Gus Dur adalah sosok yang sangat dihormati di kalangan Nahdliyyin, bahkan seluruh elemen sangat menghormati Gus Dur. Ketika sosok Gus Dur dikhianati oleh orang yang dahulu diajak masuk politik oleh Gus Dur, sudah menjadi alamiah atau spontanitas munculnya gerakan pro-gusdur yang saat ini bisa dikatakan Gusdurian.
Gusdurian istilah ini mirip dengan Marxian (pengikut Karl Marx), atau Kantian (pengikut Immanuel Kant), begitu juga Gusdurian (pengikut Gus Dur). Menjadi pengikut Gus Dur tidak harus menjadi Islam atau NU, banyak sekali pengikut Gus Dur dari non-muslim atau non-NU. Gusdurian adalah gerakan merawat ide-ide dan pemikiran Gus Dur terutama di bidang humanisme dan demokrasi.
Suatu hari, pada 26 Februari 2013 muncul sebuah tulisan curhatan dari seorang Puteri Gus Dur bernama Alissa Wahid, dalam tulisan itu sangat jelas antara konflik Muhaimin dan Gus Dur, bahkan pengkhianatan Muhaimin terhadap Gus Dur dijelaskan sejelas-jelasnya. Alissa mengatakan hal seperti ini;
Seorang Gus Dur tak mungkin mempermainkan mekanisme hukum sampai di Mahkamah Agung untuk mendapatkan kejelasan hukum mengenai partainya, hanya demi rekayasa. Gus Dur adalah pejuang demokrasi, yang setia dengan prinsip keadilan dan pembebasan. Mereka yang percaya bahwa Bapak merekayasa konflik sampai memanfaatkan proses demokrasi hukum, sama saja percaya bahwa Gus Dur bukan pejuang demokrasi sejati. Ia dianggap sama dengan mereka-mereka yang memanfaatkan hukum untuk kepentingan kekuasaan. Bagi saya, ini adalah penghinaan besar bagi penghinaan besar bagi perjuangan dan karakter Gus Dur.
Tuduhan rekayasa konflik yang dimunculkan oleh Muhaimin cs, menurutnya adalah penghinaan terhadap Gus Dur sebagai pejuang demokrasi.

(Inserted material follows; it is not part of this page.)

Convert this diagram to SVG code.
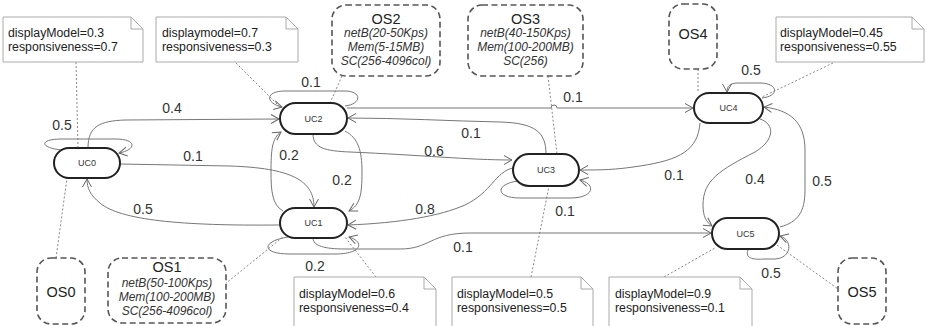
<svg xmlns="http://www.w3.org/2000/svg" width="927" height="326" viewBox="0 0 927 326">
  <defs>
    <marker id="arrow" markerUnits="userSpaceOnUse" markerWidth="12" markerHeight="12" viewBox="-10 -6 12 12" refX="0" refY="0" orient="auto">
      <path d="M-8,-4.5 L0,0 L-8,4.5" fill="none" stroke="#666" stroke-width="1"/>
    </marker>
    <style>
      text { font-family: "Liberation Sans", Arial, sans-serif; }
      .uc rect { fill: #fff; stroke: #222; stroke-width: 2; }
      .uc text { font-size: 9px; fill: #333; text-anchor: middle; }
      .os rect { fill: #fff; stroke: #555; stroke-width: 1.6; stroke-dasharray: 6 3.5; }
      .os .title { font-size: 14.5px; fill: #222; text-anchor: middle; }
      .os .prop { font-size: 12px; font-style: italic; fill: #333; text-anchor: middle; }
      .note path { fill: #fff; stroke: #aaa; stroke-width: 1; }
      .note text { font-size: 12.3px; fill: #222; }
      .edge { fill: none; stroke: #777; stroke-width: 1; marker-end: url(#arrow); }
      .link { fill: none; stroke: #888; stroke-width: 1; stroke-dasharray: 2 2; }
      .lbl { font-size: 14px; fill: #333; text-anchor: middle; }
    </style>
  </defs>

  <!-- attachment lines between notes / OS boxes and use cases -->
  <g id="links">
    <path class="link" d="M76,62 L78,148"/>
    <path class="link" d="M236,63 L279,106"/>
    <path class="link" d="M342,76 L330,103"/>
    <path class="link" d="M548,76 L557,154"/>
    <path class="link" d="M698,69 L698,93"/>
    <path class="link" d="M833,63 L762,97"/>
    <path class="link" d="M56,258 L67,178"/>
    <path class="link" d="M225,284 L283,237"/>
    <path class="link" d="M376,277 L345,237"/>
    <path class="link" d="M531,277 L549,186"/>
    <path class="link" d="M664,277 L715,248"/>
    <path class="link" d="M777,245 L838,289"/>
  </g>

  <!-- transition edges -->
  <g id="connectors">
    <!-- UC0 self loop -->
    <path class="edge" d="M62,150 C40,148 38,139 62,139 L115,139 C138,139 136,150 119,153"/>
    <!-- UC0 -> UC2 -->
    <path class="edge" d="M88,148 C88,126 100,121 125,120 L279,119"/>
    <!-- UC0 -> UC1 -->
    <path class="edge" d="M120,164 L230,166 C290,168 314,180 314,207"/>
    <!-- UC1 -> UC0 -->
    <path class="edge" d="M280,225 C180,226 120,220 100,203 C90,195 87,188 87,179"/>
    <!-- UC1 -> UC2 -->
    <path class="edge" d="M283,211 C272,205 271,190 271,172 C271,150 272,138 281,132"/>
    <!-- UC2 -> UC1 -->
    <path class="edge" d="M345,131 C358,138 362,150 362,172 C362,195 360,205 349,211"/>
    <!-- UC1 self loop -->
    <path class="edge" d="M288,237 C262,241 260,254 290,254 L335,254 C362,254 365,242 349,237"/>
    <!-- UC2 self loop -->
    <path class="edge" d="M345,106 C362,104 362,91 345,91 L285,91 C265,91 265,103 282,107"/>
    <!-- UC2 -> UC4 (hops over the OS3 link) -->
    <path class="edge" d="M347,108 L551,108 A3,3 0 0 1 557,108 L693,108"/>
    <!-- UC3 -> UC2 -->
    <path class="edge" d="M546,154 C546,132 535,123 500,122 C450,121 400,118 348,118"/>
    <!-- UC2 -> UC3 -->
    <path class="edge" d="M313,134 C313,148 325,151 350,152 C420,155 470,160 512,160"/>
    <!-- UC3 -> UC1 -->
    <path class="edge" d="M513,168 C495,172 492,192 465,205 C440,216 400,223 348,225"/>
    <!-- UC3 self loop -->
    <path class="edge" d="M518,181 C495,184 495,198 520,198 L570,198 C595,198 596,184 580,180"/>
    <!-- UC1 -> UC5 -->
    <path class="edge" d="M313,238 C313,246 325,249 345,249 L400,249 C430,249 430,233 470,233 L711,233"/>
    <!-- UC4 -> UC3 -->
    <path class="edge" d="M700,123 C698,150 680,160 640,166 C615,170 600,170 580,170"/>
    <!-- UC4 -> UC5 -->
    <path class="edge" d="M760,119 C775,124 775,140 755,152 C720,170 703,180 703,205 C703,216 706,222 712,226"/>
    <!-- UC5 -> UC4 -->
    <path class="edge" d="M780,227 C798,222 805,212 805,190 L805,150 C805,122 790,110 764,107"/>
    <!-- UC4 self loop -->
    <path class="edge" d="M762,98 C780,96 778,83 760,83 L738,83 C730,83 727,86 727,92"/>
    <!-- UC5 self loop -->
    <path class="edge" d="M748,250 C745,258 752,260 765,259 L775,259 C792,258 793,240 780,236"/>

    <!-- transition probabilities -->
    <text class="lbl" x="62" y="130">0.5</text>
    <text class="lbl" x="172" y="113">0.4</text>
    <text class="lbl" x="193" y="161">0.1</text>
    <text class="lbl" x="143" y="214">0.5</text>
    <text class="lbl" x="289" y="160">0.2</text>
    <text class="lbl" x="342" y="185">0.2</text>
    <text class="lbl" x="315" y="271">0.2</text>
    <text class="lbl" x="311" y="87">0.1</text>
    <text class="lbl" x="434" y="156">0.6</text>
    <text class="lbl" x="471" y="138">0.1</text>
    <text class="lbl" x="573" y="102">0.1</text>
    <text class="lbl" x="425" y="214">0.8</text>
    <text class="lbl" x="565" y="216">0.1</text>
    <text class="lbl" x="463" y="252">0.1</text>
    <text class="lbl" x="674" y="180">0.1</text>
    <text class="lbl" x="755" y="184">0.4</text>
    <text class="lbl" x="822" y="186">0.5</text>
    <text class="lbl" x="771" y="278">0.5</text>
    <text class="lbl" x="751" y="75">0.5</text>
  </g>

  <!-- use case states -->
  <g id="UC0" class="uc"><rect x="54" y="148" width="66" height="30" rx="15"/><text x="87" y="166">UC0</text></g>
  <g id="UC2" class="uc"><rect x="280" y="103" width="67" height="31" rx="15.5"/><text x="313.5" y="121.5">UC2</text></g>
  <g id="UC1" class="uc"><rect x="280" y="208" width="67" height="30" rx="15"/><text x="313.5" y="226">UC1</text></g>
  <g id="UC3" class="uc"><rect x="513" y="154" width="66" height="32" rx="16"/><text x="546" y="173">UC3</text></g>
  <g id="UC4" class="uc"><rect x="694" y="93" width="69" height="30" rx="15"/><text x="728.5" y="111">UC4</text></g>
  <g id="UC5" class="uc"><rect x="712" y="218" width="67" height="31" rx="15.5"/><text x="745.5" y="236.5">UC5</text></g>

  <!-- operating situations -->
  <g id="OS0" class="os"><rect x="37" y="258" width="48" height="66" rx="14"/><text class="title" x="61" y="297">OS0</text></g>
  <g id="OS1" class="os">
    <rect x="108" y="258" width="118" height="65" rx="14"/>
    <text class="title" x="167" y="272">OS1</text>
    <text class="prop" x="167" y="287">netB(50-100Kps)</text>
    <text class="prop" x="167" y="301">Mem(100-200MB)</text>
    <text class="prop" x="167" y="315">SC(256-4096col)</text>
  </g>
  <g id="OS2" class="os">
    <rect x="332" y="5" width="108" height="71" rx="14"/>
    <text class="title" x="386" y="24">OS2</text>
    <text class="prop" x="386" y="37">netB(20-50Kps)</text>
    <text class="prop" x="386" y="51">Mem(5-15MB)</text>
    <text class="prop" x="386" y="65">SC(256-4096col)</text>
  </g>
  <g id="OS3" class="os">
    <rect x="468" y="5" width="115" height="71" rx="14"/>
    <text class="title" x="525.5" y="24">OS3</text>
    <text class="prop" x="525.5" y="37">netB(40-150Kps)</text>
    <text class="prop" x="525.5" y="51">Mem(100-200MB)</text>
    <text class="prop" x="525.5" y="65">SC(256)</text>
  </g>
  <g id="OS4" class="os"><rect x="669" y="4" width="48" height="65" rx="14"/><text class="title" x="693" y="39">OS4</text></g>
  <g id="OS5" class="os"><rect x="838" y="258" width="48" height="66" rx="14"/><text class="title" x="862" y="297">OS5</text></g>

  <!-- quality attribute notes -->
  <g id="note-UC0" class="note">
    <path d="M3,17 L131,17 L143,29 L143,62 L3,62 Z M131,17 L131,29 L143,29"/>
    <text x="8" y="36.5">displayModel=0.3</text>
    <text x="8" y="51">responsiveness=0.7</text>
  </g>
  <g id="note-UC2" class="note">
    <path d="M156,17 L286,17 L298,29 L298,62 L156,62 Z M286,17 L286,29 L298,29"/>
    <text x="162" y="36.5">displaymodel=0.7</text>
    <text x="162" y="51">responsiveness=0.3</text>
  </g>
  <g id="note-UC4" class="note">
    <path d="M776,17 L912,17 L924,29 L924,62 L776,62 Z M912,17 L912,29 L924,29"/>
    <text x="780" y="36.5">displayModel=0.45</text>
    <text x="780" y="51">responsiveness=0.55</text>
  </g>
  <g id="note-UC1" class="note">
    <path d="M294,277 L424,277 L436,289 L436,330 L294,330 Z M424,277 L424,289 L436,289"/>
    <text x="299" y="297.5">displayModel=0.6</text>
    <text x="299" y="311.5">responsiveness=0.4</text>
  </g>
  <g id="note-UC3" class="note">
    <path d="M452,277 L581,277 L593,289 L593,330 L452,330 Z M581,277 L581,289 L593,289"/>
    <text x="457" y="297.5">displayModel=0.5</text>
    <text x="457" y="311.5">responsiveness=0.5</text>
  </g>
  <g id="note-UC5" class="note">
    <path d="M609,277 L740,277 L752,289 L752,330 L609,330 Z M740,277 L740,289 L752,289"/>
    <text x="615" y="297.5">displayModel=0.9</text>
    <text x="615" y="311.5">responsiveness=0.1</text>
  </g>
</svg>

Sudah sangat jelas, pada tahun 2013 juga PKB Muhaimin dilarang menggunakan Poto Gus Dur oleh keluarga Gus Dur, dalam baliho-baliho kampanye para caleg. Jadi sangat jelas mana Gusdurian mana Kardus Durian yang hanya menjual nama Gus Dur untuk kampanye dan pamornya semata.
Ambisiusitas tinggi ingin sekali mendampingi Jokowi di pilpres 2019, Muhaimin menjual lagi nama Gus Dur dengan jargonnya SUDURISME. Menurutnya Sukarno Gusdur Isme. Namun, menurut kalangan setianya Gus Dur arti dari SUDURISME adalah SUKA DURIANISME.
Saya tulis catatan kecil ini, mengingat kembali pengkhianatan PKB Muhaimin terhadap Gus Dur, yang katanya rekayasa konflik tapi sangat menyayat hati keluarga Gus Dur dan para pengikut setia Gus Dur.